Set at the height of Europe’s 13th Century outbreak of the bubonic plague — that’s our favorite all-time plague! — Black Death revolves around a young monk named Osmund who is suffering from that old existential crisis: Should he love God, or should he love a woman? (Wait, that was a tough choice? No wonder they called it the Dark Ages.)
When a mercenary named Ulric (played by Game of Thrones badass Sean Bean) shows up at the monastery on a quest to discover a village that has been spared from the plague, Osmund eagerly signs up, believing it’s a sign from God that he should go and seek out the woman he loves. But more importantly, Ulric and his mercenary buddies are super good at dispatching foes, leading to the kind of gritty violence — decapitations, limb-chopping, drawing and quartering, etc. — that’s too often edited out for a PG-13 rating.

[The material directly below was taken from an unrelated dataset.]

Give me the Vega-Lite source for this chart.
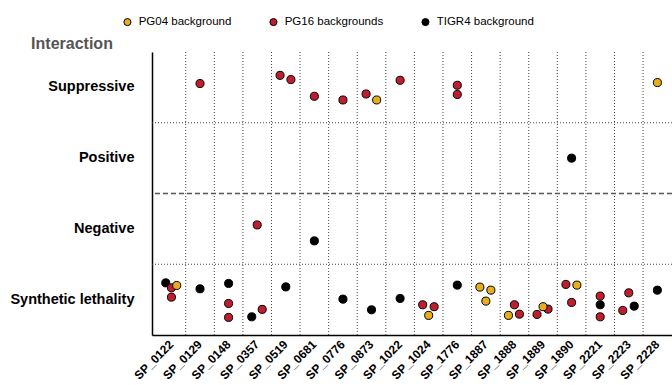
{
  "$schema": "https://vega.github.io/schema/vega-lite/v6.json",
  "width": 520,
  "height": 283,
  "autosize": {"type": "none"},
  "padding": {"left": 152, "top": 52, "right": 0, "bottom": 50},
  "config": {
    "font": "Liberation Sans",
    "view": {"stroke": null},
    "axisX": {"grid": false, "ticks": false, "domainColor": "black", "domainWidth": 1.5, "labelAngle": -45, "labelAlign": "right", "labelBaseline": "middle", "labelPadding": 7, "labelFontSize": 12, "labelFontWeight": "bold", "labelColor": "black", "labelOverlap": false},
    "axisY": {"titleAngle": 0, "titleAlign": "center", "titleBaseline": "middle", "titleX": -80.5, "titleY": -8.7, "titleFontSize": 16, "titleFontWeight": "bold", "titleColor": "#555555", "grid": false, "ticks": false, "domainColor": "black", "domainWidth": 1.5, "labelFontSize": 14.5, "labelFontWeight": "bold", "labelColor": "black", "labelPadding": 18}
  },
  "data": {
    "values": [
      {"gene": "SP_1890", "interaction": "Positive", "strain": "TIGR4 background", "jx": 0, "jy": 0},
      {"gene": "SP_0681", "interaction": "Negative", "strain": "TIGR4 background", "jx": 0, "jy": 0.17},
      {"gene": "SP_0122", "interaction": "Synthetic lethality", "strain": "TIGR4 background", "jx": -0.2, "jy": -0.237},
      {"gene": "SP_0129", "interaction": "Synthetic lethality", "strain": "TIGR4 background", "jx": 0, "jy": -0.153},
      {"gene": "SP_0148", "interaction": "Synthetic lethality", "strain": "TIGR4 background", "jx": 0, "jy": -0.229},
      {"gene": "SP_0357", "interaction": "Synthetic lethality", "strain": "TIGR4 background", "jx": -0.19, "jy": 0.243},
      {"gene": "SP_0519", "interaction": "Synthetic lethality", "strain": "TIGR4 background", "jx": 0, "jy": -0.18},
      {"gene": "SP_0776", "interaction": "Synthetic lethality", "strain": "TIGR4 background", "jx": 0, "jy": -0.007},
      {"gene": "SP_0873", "interaction": "Synthetic lethality", "strain": "TIGR4 background", "jx": 0, "jy": 0.144},
      {"gene": "SP_1022", "interaction": "Synthetic lethality", "strain": "TIGR4 background", "jx": 0, "jy": -0.017},
      {"gene": "SP_1776", "interaction": "Synthetic lethality", "strain": "TIGR4 background", "jx": 0, "jy": -0.205},
      {"gene": "SP_2221", "interaction": "Synthetic lethality", "strain": "TIGR4 background", "jx": 0, "jy": 0.073},
      {"gene": "SP_2223", "interaction": "Synthetic lethality", "strain": "TIGR4 background", "jx": 0.19, "jy": 0.092},
      {"gene": "SP_2228", "interaction": "Synthetic lethality", "strain": "TIGR4 background", "jx": 0, "jy": -0.134},
      {"gene": "SP_0129", "interaction": "Suppressive", "strain": "PG16 backgrounds", "jx": 0, "jy": -0.054},
      {"gene": "SP_0519", "interaction": "Suppressive", "strain": "PG16 backgrounds", "jx": -0.2, "jy": -0.17},
      {"gene": "SP_0519", "interaction": "Suppressive", "strain": "PG16 backgrounds", "jx": 0.18, "jy": -0.11},
      {"gene": "SP_0681", "interaction": "Suppressive", "strain": "PG16 backgrounds", "jx": 0, "jy": 0.126},
      {"gene": "SP_0776", "interaction": "Suppressive", "strain": "PG16 backgrounds", "jx": 0, "jy": 0.178},
      {"gene": "SP_0873", "interaction": "Suppressive", "strain": "PG16 backgrounds", "jx": -0.19, "jy": 0.093},
      {"gene": "SP_1022", "interaction": "Suppressive", "strain": "PG16 backgrounds", "jx": 0, "jy": -0.1},
      {"gene": "SP_1776", "interaction": "Suppressive", "strain": "PG16 backgrounds", "jx": 0, "jy": -0.03},
      {"gene": "SP_1776", "interaction": "Suppressive", "strain": "PG16 backgrounds", "jx": 0, "jy": 0.1},
      {"gene": "SP_0357", "interaction": "Negative", "strain": "PG16 backgrounds", "jx": 0, "jy": -0.056},
      {"gene": "SP_0122", "interaction": "Synthetic lethality", "strain": "PG16 backgrounds", "jx": 0, "jy": -0.167},
      {"gene": "SP_0122", "interaction": "Synthetic lethality", "strain": "PG16 backgrounds", "jx": 0, "jy": -0.035},
      {"gene": "SP_0148", "interaction": "Synthetic lethality", "strain": "PG16 backgrounds", "jx": 0, "jy": 0.054},
      {"gene": "SP_0148", "interaction": "Synthetic lethality", "strain": "PG16 backgrounds", "jx": 0, "jy": 0.251},
      {"gene": "SP_0357", "interaction": "Synthetic lethality", "strain": "PG16 backgrounds", "jx": 0.175, "jy": 0.138},
      {"gene": "SP_1024", "interaction": "Synthetic lethality", "strain": "PG16 backgrounds", "jx": -0.21, "jy": 0.073},
      {"gene": "SP_1024", "interaction": "Synthetic lethality", "strain": "PG16 backgrounds", "jx": 0.19, "jy": 0.1},
      {"gene": "SP_1888", "interaction": "Synthetic lethality", "strain": "PG16 backgrounds", "jx": 0, "jy": 0.073},
      {"gene": "SP_1888", "interaction": "Synthetic lethality", "strain": "PG16 backgrounds", "jx": 0.175, "jy": 0.205},
      {"gene": "SP_1889", "interaction": "Synthetic lethality", "strain": "PG16 backgrounds", "jx": -0.21, "jy": 0.209},
      {"gene": "SP_1889", "interaction": "Synthetic lethality", "strain": "PG16 backgrounds", "jx": 0.175, "jy": 0.134},
      {"gene": "SP_1890", "interaction": "Synthetic lethality", "strain": "PG16 backgrounds", "jx": -0.2, "jy": -0.215},
      {"gene": "SP_1890", "interaction": "Synthetic lethality", "strain": "PG16 backgrounds", "jx": 0, "jy": 0.04},
      {"gene": "SP_2221", "interaction": "Synthetic lethality", "strain": "PG16 backgrounds", "jx": 0, "jy": -0.05},
      {"gene": "SP_2221", "interaction": "Synthetic lethality", "strain": "PG16 backgrounds", "jx": 0, "jy": 0.243},
      {"gene": "SP_2223", "interaction": "Synthetic lethality", "strain": "PG16 backgrounds", "jx": -0.21, "jy": 0.153},
      {"gene": "SP_2223", "interaction": "Synthetic lethality", "strain": "PG16 backgrounds", "jx": 0, "jy": -0.096},
      {"gene": "SP_0873", "interaction": "Suppressive", "strain": "PG04 background", "jx": 0.18, "jy": 0.178},
      {"gene": "SP_2228", "interaction": "Suppressive", "strain": "PG04 background", "jx": 0, "jy": -0.068},
      {"gene": "SP_0122", "interaction": "Synthetic lethality", "strain": "PG04 background", "jx": 0.185, "jy": -0.2},
      {"gene": "SP_1024", "interaction": "Synthetic lethality", "strain": "PG04 background", "jx": 0, "jy": 0.223},
      {"gene": "SP_1887", "interaction": "Synthetic lethality", "strain": "PG04 background", "jx": -0.21, "jy": -0.177},
      {"gene": "SP_1887", "interaction": "Synthetic lethality", "strain": "PG04 background", "jx": 0.175, "jy": -0.134},
      {"gene": "SP_1887", "interaction": "Synthetic lethality", "strain": "PG04 background", "jx": 0, "jy": 0.021},
      {"gene": "SP_1888", "interaction": "Synthetic lethality", "strain": "PG04 background", "jx": -0.21, "jy": 0.223},
      {"gene": "SP_1889", "interaction": "Synthetic lethality", "strain": "PG04 background", "jx": 0, "jy": 0.1},
      {"gene": "SP_1890", "interaction": "Synthetic lethality", "strain": "PG04 background", "jx": 0.185, "jy": -0.205}
    ]
  },
  "layer": [
    {
      "transform": [
        {"aggregate": [], "groupby": ["gene"]},
        {"filter": "datum.gene !== 'SP_0122'"}
      ],
      "mark": {"type": "rule", "strokeDash": [1, 2], "strokeWidth": 1, "color": "#444444"},
      "encoding": {
        "x": {
          "field": "gene", "type": "nominal", "bandPosition": 0,
          "scale": {"type": "band", "domain": ["SP_0122","SP_0129","SP_0148","SP_0357","SP_0519","SP_0681","SP_0776","SP_0873","SP_1022","SP_1024","SP_1776","SP_1887","SP_1888","SP_1889","SP_1890","SP_2221","SP_2223","SP_2228"], "range": [0, 524.8], "paddingInner": 0, "paddingOuter": 0.18},
          "axis": {"title": null}
        }
      }
    },
    {
      "transform": [
        {"aggregate": [], "groupby": ["interaction"]},
        {"filter": "datum.interaction !== 'Suppressive'"}
      ],
      "mark": {"type": "rule"},
      "encoding": {
        "y": {
          "field": "interaction", "type": "nominal", "bandPosition": 0,
          "scale": {"type": "band", "domain": ["Suppressive", "Positive", "Negative", "Synthetic lethality"], "paddingInner": 0, "paddingOuter": 0},
          "axis": {"title": "Interaction"}
        },
        "strokeDash": {"condition": {"test": "datum.interaction === 'Negative'", "value": [5, 3]}, "value": [1, 2]},
        "strokeWidth": {"condition": {"test": "datum.interaction === 'Negative'", "value": 1.5}, "value": 1},
        "color": {"condition": {"test": "datum.interaction === 'Negative'", "value": "#555555"}, "value": "#444444"}
      }
    },
    {
      "mark": {"type": "point", "filled": true, "shape": "circle", "size": 65, "stroke": "black", "strokeWidth": 1, "opacity": 1},
      "encoding": {
        "x": {
          "field": "gene", "type": "nominal",
          "scale": {"type": "band", "domain": ["SP_0122","SP_0129","SP_0148","SP_0357","SP_0519","SP_0681","SP_0776","SP_0873","SP_1022","SP_1024","SP_1776","SP_1887","SP_1888","SP_1889","SP_1890","SP_2221","SP_2223","SP_2228"], "range": [0, 524.8], "paddingInner": 0, "paddingOuter": 0.18},
          "axis": {"title": null}
        },
        "xOffset": {"field": "jx", "type": "quantitative", "scale": {"domain": [-0.5, 0.5], "nice": false, "zero": false}},
        "y": {
          "field": "interaction", "type": "nominal",
          "scale": {"type": "band", "domain": ["Suppressive", "Positive", "Negative", "Synthetic lethality"], "paddingInner": 0, "paddingOuter": 0},
          "axis": {"title": "Interaction"}
        },
        "yOffset": {"field": "jy", "type": "quantitative", "scale": {"domain": [-0.5, 0.5], "nice": false, "zero": false}},
        "color": {
          "field": "strain", "type": "nominal",
          "scale": {"domain": ["PG04 background", "PG16 backgrounds", "TIGR4 background"], "range": ["#E6AD1F", "#BF1E2E", "#000000"]},
          "legend": {"title": null, "orient": "none", "direction": "horizontal", "legendX": -30.3, "legendY": -36, "padding": 0, "symbolType": "circle", "symbolSize": 50, "symbolStrokeColor": "black", "symbolStrokeWidth": 1, "symbolOpacity": 1, "labelFontSize": 11.5, "labelColor": "black", "labelOffset": 5.5, "columnPadding": 36}
        }
      }
    }
  ]
}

When the mercenaries find the town, things do not appear right. It’s unsettling in a way that brings to mind The Wicker Man (the good one, not the Nicolas Cage one). Like that film, you’re given the distinct impression that the people of the town are under some sort of evil spell given their creepy nature and slavish devotion to the village leader.
That’s the bad news. The good news is that the head honcho just happens to be a fetching priestess (Carice van Houten), whose placid exterior belies something lurking beneath the surface. But whatever it is seems to make everyone immune to the plague, so no problem, right? Wrong.
While the pagan vs. Christian element of the story could have easily bogged it down, things are handled in a manner that isn’t preachy, leaving you unsure who you should side with. Director Christopher Smith has made three interesting horror-ish films prior to this (Creep, Severance, and Triangle) and it shows. Black Death is an unsettling piece of work that mixes magic, religion, and other genre elements into a film that won’t make you feel like a teenager skipping around with a broom and thunder-bolt magic-marker tattoo on your stupid forehead.